Ita Wegman and Anthroposophy
Ita Wegman and Anthroposophy
“I believe a time will come when greater distance makes the conflicts in the Anthroposophical Society—which at first sight seem so ugly—appear as part of the struggle for Anthroposophy in the twentieth century. When this future dawns, it will be important to be able to reach back to an historical documentation of what happened.” —Emmanuel Zeylmans
Following the reestablishment of the Anthroposophical Society at the Christmas Foundation Meeting in 1923, Ita Wegman—Rudolf Steiner's closest collaborator at the end of his life—became the object of intense opposition, systematic exclusion, and misunderstanding. This ostracism and misinformation continued even after her death, kept alive by prejudice and untruths that created an atmosphere that prevented a clear and unbiased view of her role in Anthroposophy.

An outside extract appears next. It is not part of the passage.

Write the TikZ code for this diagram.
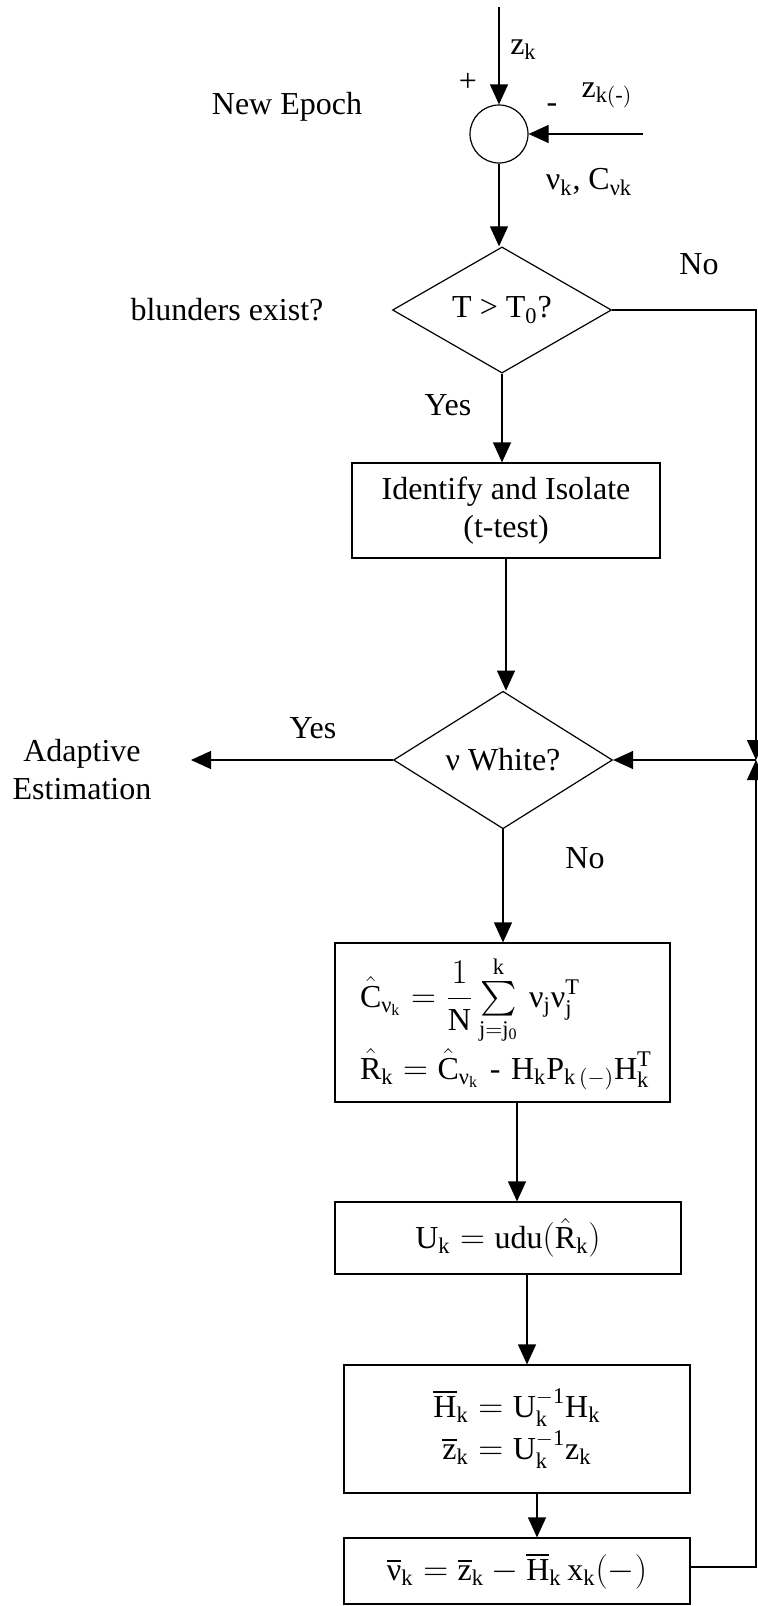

Because no real biography existed, even those who were open-minded and impartial found it difficult to make an informed assessment of the situation. This lack has been filled by Emanuel Zeylmans’s three-volume work, Who Was Ita Wegman? In writing it, he had access to 100 undated notebooks, 2,000 manuscript pages, and 6,000 letters. Sifting these was an enormous project. It took Zeylmans twelve years to reach the esoteric heart of the “Wegman question,” and what he found was extraordinary and extremely important to anyone interested in Anthroposophy and the divisive karma of its history.
Ita Wegman and Anthroposophy consists of interviews with Emmanuel Zeylmans by Wolfgang Weirauch of the German journal, Flensburger Heft. Speaking candidly about the deepest aspects of his revelatory findings, Zeylmans describes how his passionate need to understand what happened to Ita Wegman and Anthroposophy unfolded. He talks of meetings with those who knew her intimately. He tells of her collaboration with Rudolf Steiner and her fraught relations with Maria Steiner and Edith Maryon, both of whom also claimed a special relationship with Rudolf Steiner. Zeylmans also describes the Christmas Foundation Meeting and the conflicts that followed Steiner’s death, leading to Ita Wegman’s expulsion from the Executive Council of the Anthroposophical Society.
Those interested in understanding the karma of the Anthroposophical Society will find this book illuminating. It would be a mistake, however, to consider it a book about the only past; it is also a book about the future of Anthroposophy.